Source data:
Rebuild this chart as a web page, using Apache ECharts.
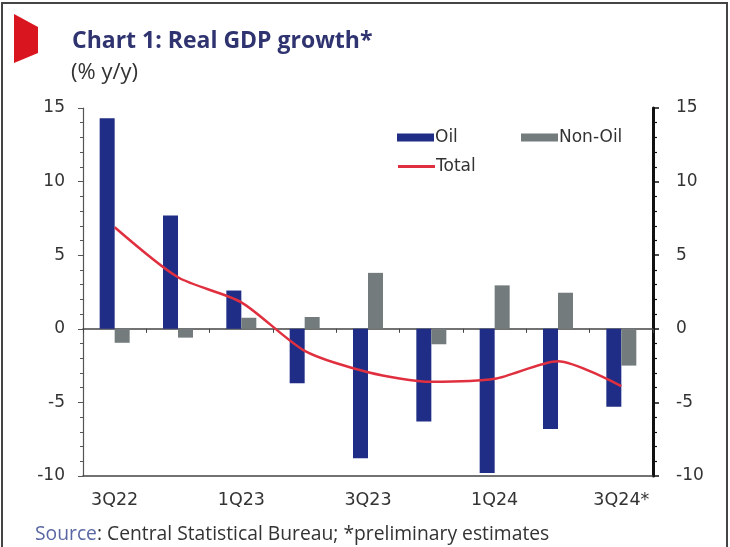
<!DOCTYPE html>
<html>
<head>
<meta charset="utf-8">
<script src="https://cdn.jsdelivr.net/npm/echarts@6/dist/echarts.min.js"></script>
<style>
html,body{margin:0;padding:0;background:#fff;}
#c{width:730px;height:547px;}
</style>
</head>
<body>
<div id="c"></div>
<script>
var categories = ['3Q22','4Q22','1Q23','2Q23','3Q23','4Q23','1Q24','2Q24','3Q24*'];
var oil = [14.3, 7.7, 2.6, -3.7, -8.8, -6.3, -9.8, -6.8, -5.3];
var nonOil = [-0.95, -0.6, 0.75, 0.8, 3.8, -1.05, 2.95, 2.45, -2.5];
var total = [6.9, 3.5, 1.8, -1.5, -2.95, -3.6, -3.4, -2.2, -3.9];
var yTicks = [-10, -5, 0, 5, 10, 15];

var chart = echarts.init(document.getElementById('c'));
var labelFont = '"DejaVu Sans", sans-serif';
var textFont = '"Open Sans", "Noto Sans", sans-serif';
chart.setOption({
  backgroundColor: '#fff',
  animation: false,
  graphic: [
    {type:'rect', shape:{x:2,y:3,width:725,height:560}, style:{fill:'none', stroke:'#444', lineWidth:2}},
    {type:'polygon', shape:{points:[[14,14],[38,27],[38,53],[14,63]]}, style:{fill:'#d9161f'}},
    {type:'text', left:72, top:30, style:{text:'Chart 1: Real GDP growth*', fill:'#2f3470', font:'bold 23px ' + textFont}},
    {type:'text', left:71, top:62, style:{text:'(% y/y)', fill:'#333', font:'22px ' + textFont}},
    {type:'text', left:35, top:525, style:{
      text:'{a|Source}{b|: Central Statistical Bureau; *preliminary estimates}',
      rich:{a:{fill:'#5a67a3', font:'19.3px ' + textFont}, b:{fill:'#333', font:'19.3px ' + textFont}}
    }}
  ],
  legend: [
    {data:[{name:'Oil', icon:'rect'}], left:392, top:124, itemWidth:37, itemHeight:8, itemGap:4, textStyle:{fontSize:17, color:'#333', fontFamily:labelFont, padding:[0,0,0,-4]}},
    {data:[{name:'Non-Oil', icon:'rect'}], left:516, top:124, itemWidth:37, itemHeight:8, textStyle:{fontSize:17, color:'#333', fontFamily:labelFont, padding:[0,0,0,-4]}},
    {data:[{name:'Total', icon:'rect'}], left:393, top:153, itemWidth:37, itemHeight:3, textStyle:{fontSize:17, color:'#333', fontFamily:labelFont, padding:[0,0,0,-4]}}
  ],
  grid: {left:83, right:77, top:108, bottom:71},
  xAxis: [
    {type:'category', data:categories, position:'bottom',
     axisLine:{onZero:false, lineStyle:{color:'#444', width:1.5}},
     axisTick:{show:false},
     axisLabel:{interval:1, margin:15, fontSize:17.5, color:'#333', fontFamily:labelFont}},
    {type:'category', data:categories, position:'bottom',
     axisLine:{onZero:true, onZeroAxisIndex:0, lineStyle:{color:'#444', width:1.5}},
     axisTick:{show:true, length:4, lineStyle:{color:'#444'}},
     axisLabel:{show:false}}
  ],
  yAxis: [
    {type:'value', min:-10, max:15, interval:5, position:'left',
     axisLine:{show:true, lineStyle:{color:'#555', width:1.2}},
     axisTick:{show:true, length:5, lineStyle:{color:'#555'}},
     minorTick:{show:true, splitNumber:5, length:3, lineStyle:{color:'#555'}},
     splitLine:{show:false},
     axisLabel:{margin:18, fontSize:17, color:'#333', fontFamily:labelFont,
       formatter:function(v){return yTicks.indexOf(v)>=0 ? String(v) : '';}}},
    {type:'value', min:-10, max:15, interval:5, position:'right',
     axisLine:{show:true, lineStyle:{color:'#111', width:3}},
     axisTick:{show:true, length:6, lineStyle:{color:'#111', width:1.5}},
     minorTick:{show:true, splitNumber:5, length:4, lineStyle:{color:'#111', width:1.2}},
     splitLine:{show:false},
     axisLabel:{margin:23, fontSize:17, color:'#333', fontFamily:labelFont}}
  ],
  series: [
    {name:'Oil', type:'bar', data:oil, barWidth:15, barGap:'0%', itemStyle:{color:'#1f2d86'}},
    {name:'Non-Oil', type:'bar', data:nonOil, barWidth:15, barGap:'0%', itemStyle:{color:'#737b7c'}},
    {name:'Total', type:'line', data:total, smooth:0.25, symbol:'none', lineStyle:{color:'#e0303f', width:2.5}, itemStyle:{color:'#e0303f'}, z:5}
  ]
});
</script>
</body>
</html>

Your goal: Give again, word for word, every line from the top of the data above to the line holding "var yTicks = [-10, -5, 0, 5, 10, 15];", inclusive, with the pictures left out.

Complete answer:
Rebuild this chart as a web page, using Apache ECharts.
<!DOCTYPE html>
<html>
<head>
<meta charset="utf-8">
<script src="https://cdn.jsdelivr.net/npm/echarts@6/dist/echarts.min.js"></script>
<style>
html,body{margin:0;padding:0;background:#fff;}
#c{width:730px;height:547px;}
</style>
</head>
<body>
<div id="c"></div>
<script>
var categories = ['3Q22','4Q22','1Q23','2Q23','3Q23','4Q23','1Q24','2Q24','3Q24*'];
var oil = [14.3, 7.7, 2.6, -3.7, -8.8, -6.3, -9.8, -6.8, -5.3];
var nonOil = [-0.95, -0.6, 0.75, 0.8, 3.8, -1.05, 2.95, 2.45, -2.5];
var total = [6.9, 3.5, 1.8, -1.5, -2.95, -3.6, -3.4, -2.2, -3.9];
var yTicks = [-10, -5, 0, 5, 10, 15];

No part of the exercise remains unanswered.